Laminar heat transfer in a moving porous bed reactor simulated with a macroscopic two-energy equation model

This work investigates the influence of physical properties on heat transfer between the solid and fluid phases in a porous reactor, in which both the permeable bed and the working fluid move in the same direction with respect to fixed bounding walls. For simulating laminar flow and heat transfer, a two-energy equation model is applied in addition to a mechanical model. Transport equations are discretized using the control-volume method and the system of algebraic equations is relaxed via the SIMPLE algorithm. The effects of Reynolds number, solid-to-fluid velocity ratio, permeability, porosity, ratio of solid-to-fluid thermal capacity and ratio of solid-to-fluid thermal conductivity on flow and heat transport are analyzed.

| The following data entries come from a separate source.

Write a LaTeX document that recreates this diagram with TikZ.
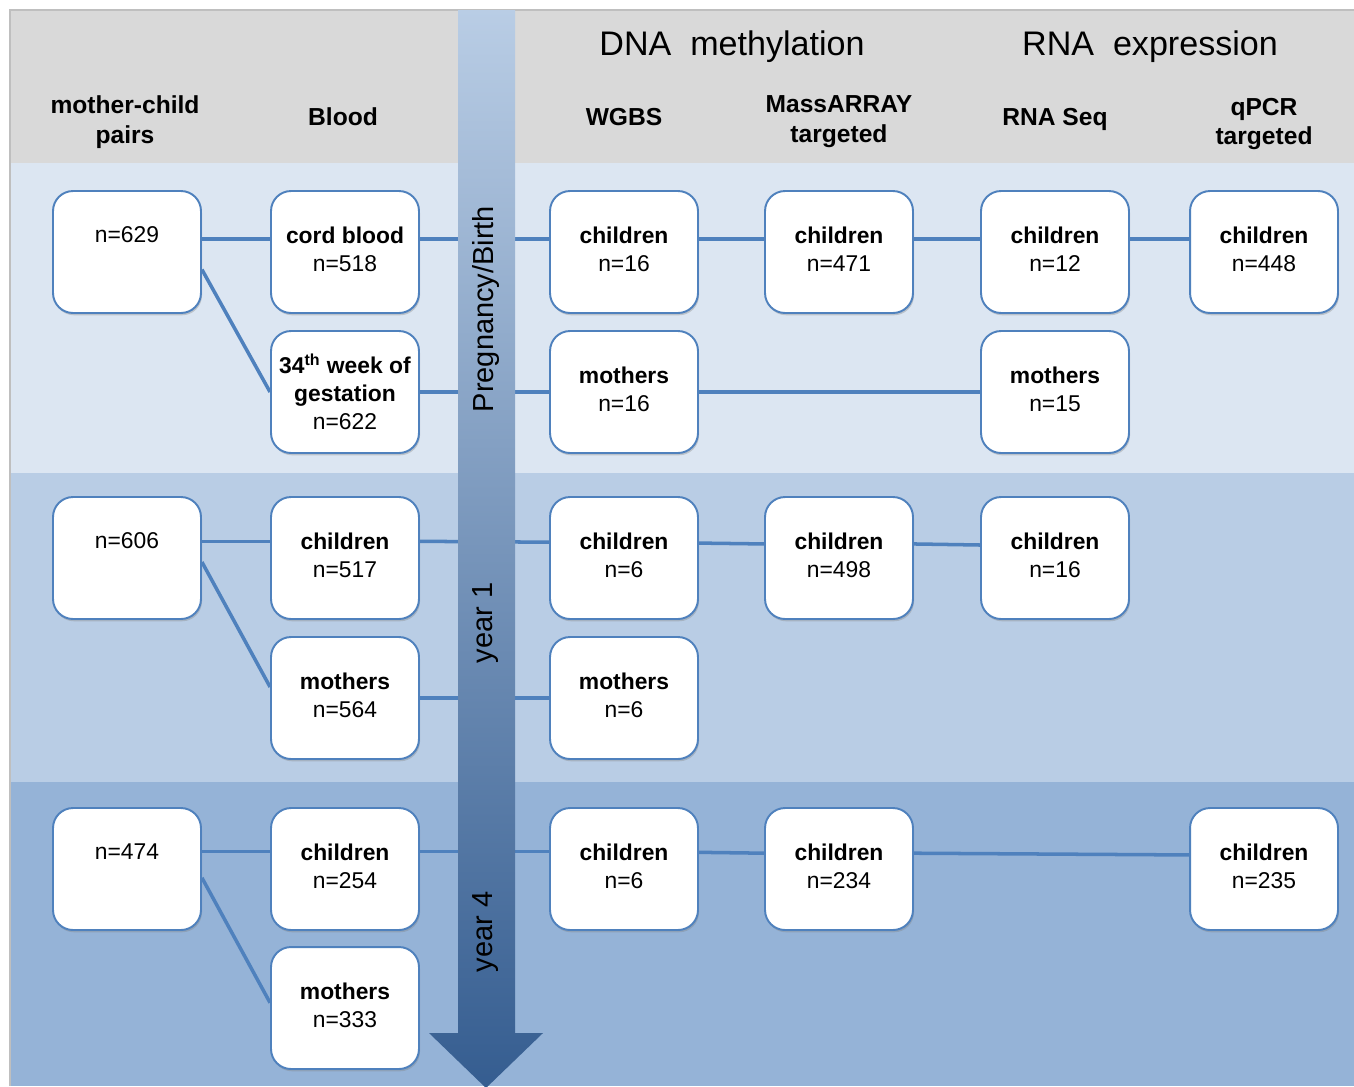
\documentclass[tikz,border=0pt]{standalone}
\usepackage{fontspec}
\setmainfont{Liberation Sans}
\usetikzlibrary{shadows}

\definecolor{hdrgray}{HTML}{D9D9D9}
\definecolor{bandA}{HTML}{DCE6F2}
\definecolor{bandB}{HTML}{B9CDE5}
\definecolor{bandC}{HTML}{95B3D7}
\definecolor{linkblue}{HTML}{4F81BD}
\definecolor{arrtop}{HTML}{B9CDE5}
\definecolor{arrbot}{HTML}{355D90}

\tikzset{
  sample/.style={draw=linkblue, line width=1.1pt, fill=white, rounded corners=0.4cm,
    minimum width=2.96cm, minimum height=2.44cm, align=center, text depth=3.4pt,
    font=\fontsize{13}{16}\selectfont,
    drop shadow={shadow xshift=0.6pt, shadow yshift=-1.3pt, opacity=0.35}},
  link/.style={linkblue, line width=2pt},
  colhead/.style={align=center, font=\fontsize{14}{17}\selectfont\bfseries},
  grouphead/.style={font=\fontsize{19.4}{23}\selectfont},
  period/.style={rotate=90, font=\fontsize{16.5}{20}\selectfont}
}

\begin{document}
\begin{tikzpicture}[x=0.02cm,y=-0.02cm]
\useasboundingbox (0,0) rectangle (1354,1086);
\fill[hdrgray] (10,10) rectangle (1354,163);
\fill[bandA] (10,163) rectangle (1354,473);
\fill[bandB] (10,473) rectangle (1354,782);
\fill[bandC] (10,782) rectangle (1354,1086);
\draw[black!25, line width=0.6pt] (10,1086) -- (10,10) -- (1354,10);

\node[grouphead] (hdna) at (732,47) {DNA\ \ methylation};
\node[grouphead] (hrna) at (1150,47) {RNA\ \ expression};
\node[colhead] (hpairs) at (125,122) {mother-child\\pairs};
\node[colhead] (hblood) at (343,117) {Blood};
\node[colhead] (hwgbs) at (624,117) {WGBS};
\node[colhead] (hmass) at (839,122) {MassARRAY\\targeted};
\node[colhead] (hrnaseq) at (1055,119) {RNA Seq};
\node[colhead] (hqpcr) at (1264,124) {qPCR\\targeted};

\node[sample] (pairs1) at (127,252) {n=629\\~};
\node[sample] (cord) at (345,252) {\textbf{cord blood}\\n=518};
\node[sample, text depth=0pt] (gest) at (345,392) {\textbf{34\textsuperscript{th} week of}\\\textbf{gestation}\\n=622};
\node[sample] (wgbsC1) at (624,252) {\textbf{children}\\n=16};
\node[sample] (massC1) at (839,252) {\textbf{children}\\n=471};
\node[sample] (rnaC1) at (1055,252) {\textbf{children}\\n=12};
\node[sample] (qpcrC1) at (1264,252) {\textbf{children}\\n=448};
\node[sample] (wgbsM1) at (624,392) {\textbf{mothers}\\n=16};
\node[sample] (rnaM1) at (1055,392) {\textbf{mothers}\\n=15};

\node[sample] (pairs2) at (127,558) {n=606\\~};
\node[sample] (bloodC2) at (345,558) {\textbf{children}\\n=517};
\node[sample] (bloodM2) at (345,698) {\textbf{mothers}\\n=564};
\node[sample] (wgbsC2) at (624,558) {\textbf{children}\\n=6};
\node[sample] (massC2) at (839,558) {\textbf{children}\\n=498};
\node[sample] (rnaC2) at (1055,558) {\textbf{children}\\n=16};
\node[sample] (wgbsM2) at (624,698) {\textbf{mothers}\\n=6};

\node[sample] (pairs3) at (127,869) {n=474\\~};
\node[sample] (bloodC3) at (345,869) {\textbf{children}\\n=254};
\node[sample] (bloodM3) at (345,1008) {\textbf{mothers}\\n=333};
\node[sample] (wgbsC3) at (624,869) {\textbf{children}\\n=6};
\node[sample] (massC3) at (839,869) {\textbf{children}\\n=234};
\node[sample] (qpcrC3) at (1264,869) {\textbf{children}\\n=235};

\draw[link] ([yshift=7.4pt]pairs1.east) -- ([yshift=7.4pt]cord.west);
\draw[link] ([yshift=7.4pt]cord.east) -- ([yshift=7.4pt]wgbsC1.west);
\draw[link] ([yshift=7.4pt]wgbsC1.east) -- ([yshift=7.4pt]massC1.west);
\draw[link] ([yshift=7.4pt]massC1.east) -- ([yshift=7.4pt]rnaC1.west);
\draw[link] ([yshift=7.4pt]rnaC1.east) -- ([yshift=7.4pt]qpcrC1.west);
\draw[link] ([yshift=-10pt]pairs1.east) -- (gest.west);
\draw[link] (gest.east) -- (wgbsM1.west);
\draw[link] (wgbsM1.east) -- (rnaM1.west);

\draw[link] ([yshift=9.5pt]pairs2.east) -- ([yshift=9.5pt]bloodC2.west);
\draw[link] ([yshift=9.5pt]bloodC2.east) -- ([yshift=9pt]wgbsC2.west);
\draw[link] ([yshift=8.5pt]wgbsC2.east) -- ([yshift=8pt]massC2.west);
\draw[link] ([yshift=8pt]massC2.east) -- ([yshift=7.4pt]rnaC2.west);
\draw[link] ([yshift=-2.3pt]pairs2.east) -- ([yshift=6.3pt]bloodM2.west);
\draw[link] (bloodM2.east) -- (wgbsM2.west);

\draw[link] ([yshift=10pt]pairs3.east) -- ([yshift=10pt]bloodC3.west);
\draw[link] ([yshift=10pt]bloodC3.east) -- ([yshift=10pt]wgbsC3.west);
\draw[link] ([yshift=9.5pt]wgbsC3.east) -- ([yshift=9pt]massC3.west);
\draw[link] ([yshift=9pt]massC3.east) -- ([yshift=8pt]qpcrC3.west);
\draw[link] ([yshift=-5pt]pairs3.east) -- ([yshift=3pt]bloodM3.west);

\shade[top color=arrtop, bottom color=arrbot] (458,10) -- (515,10) -- (515,1033) -- (543,1033)
  -- (486,1088) -- (429,1033) -- (458,1033) -- cycle;
\node[period] (tbirth) at (486,309) {Pregnancy/Birth};
\node[period] (tyear1) at (486,623) {year 1};
\node[period] (tyear4) at (486,932) {year 4};
\end{tikzpicture}
\end{document}
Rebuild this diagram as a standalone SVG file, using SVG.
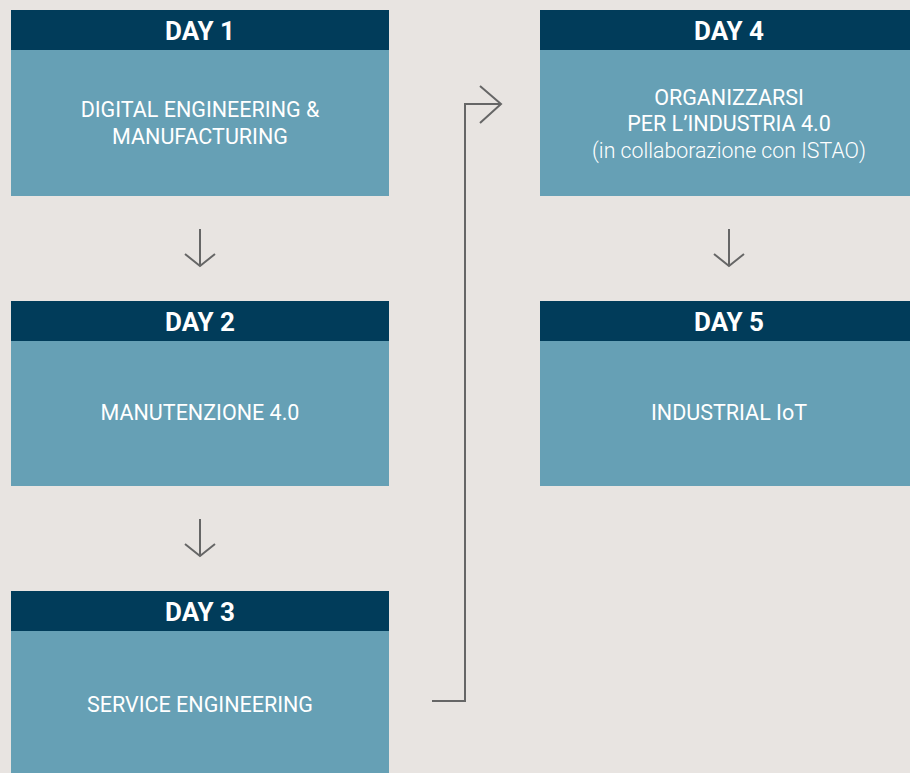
<svg xmlns="http://www.w3.org/2000/svg" width="910" height="773" viewBox="0 0 910 773">
<style>
.hd{fill:#013c5a}
.bd{fill:#66a0b5}
.ht{font-family:Roboto,"Liberation Sans",sans-serif;font-weight:700;font-size:26px;fill:#fff;text-anchor:middle}
.bt{font-family:Roboto,"Liberation Sans",sans-serif;font-weight:400;font-size:21.5px;fill:#fff;text-anchor:middle}
.lt{font-family:Roboto,"Liberation Sans",sans-serif;font-weight:300;font-size:21.3px;fill:#fff;text-anchor:middle}
.ln{fill:none;stroke:#666;stroke-width:2}
</style>
<rect width="910" height="773" fill="#e8e4e1"/>
<g id="day1">
<rect class="hd" x="11" y="10" width="378" height="40"/>
<rect class="bd" x="11" y="50" width="378" height="146"/>
<text class="ht" x="200" y="40">DAY 1</text>
<text class="bt" x="200" y="117">DIGITAL ENGINEERING &amp;</text>
<text class="bt" x="200" y="144">MANUFACTURING</text>
</g>
<g id="day2">
<rect class="hd" x="11" y="301" width="378" height="40"/>
<rect class="bd" x="11" y="341" width="378" height="145"/>
<text class="ht" x="200" y="331">DAY 2</text>
<text class="bt" x="200" y="420">MANUTENZIONE 4.0</text>
</g>
<g id="day3">
<rect class="hd" x="11" y="591" width="378" height="40"/>
<rect class="bd" x="11" y="631" width="378" height="142"/>
<text class="ht" x="200" y="621">DAY 3</text>
<text class="bt" x="200" y="712">SERVICE ENGINEERING</text>
</g>
<g id="day4">
<rect class="hd" x="540" y="10" width="370" height="40"/>
<rect class="bd" x="540" y="50" width="370" height="146"/>
<text class="ht" x="729" y="40">DAY 4</text>
<text class="bt" x="729" y="105">ORGANIZZARSI</text>
<text class="bt" x="729" y="131">PER L’INDUSTRIA 4.0</text>
<text class="lt" x="729" y="158">(in collaborazione con ISTAO)</text>
</g>
<g id="day5">
<rect class="hd" x="540" y="301" width="370" height="40"/>
<rect class="bd" x="540" y="341" width="370" height="145"/>
<text class="ht" x="729" y="331">DAY 5</text>
<text class="bt" x="729" y="420">INDUSTRIAL IoT</text>
</g>
<g id="connectors">
<path class="ln" d="M200 229V266M185 254L200 266L215 254"/>
<path class="ln" d="M200 519V556M185 544L200 556L215 544"/>
<path class="ln" d="M729 229V266M714 254L729 266L744 254"/>
<path class="ln" d="M432 701H465V104H501M480 86L501 104L480 123"/>
</g>
</svg>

The laminar model is validated by means of an analytical solution. Results for concurrent laminar flow indicate that, when the speed of the solid approaches that of the fluid, the strong axial convection of the solid, as well as the reduction of the relative velocity, cause an increase in the axial length needed for thermal equilibrium between phases to occur. Longer thermal developing lengths are also found for higher permeabilities and higher porosities. For higher solid-to-fluid thermal capacities and higher solid-to-fluid thermal conductivity ratios, the temperature of the solid phase shows less axial variation regardless of its velocity in relation to the fluid phase.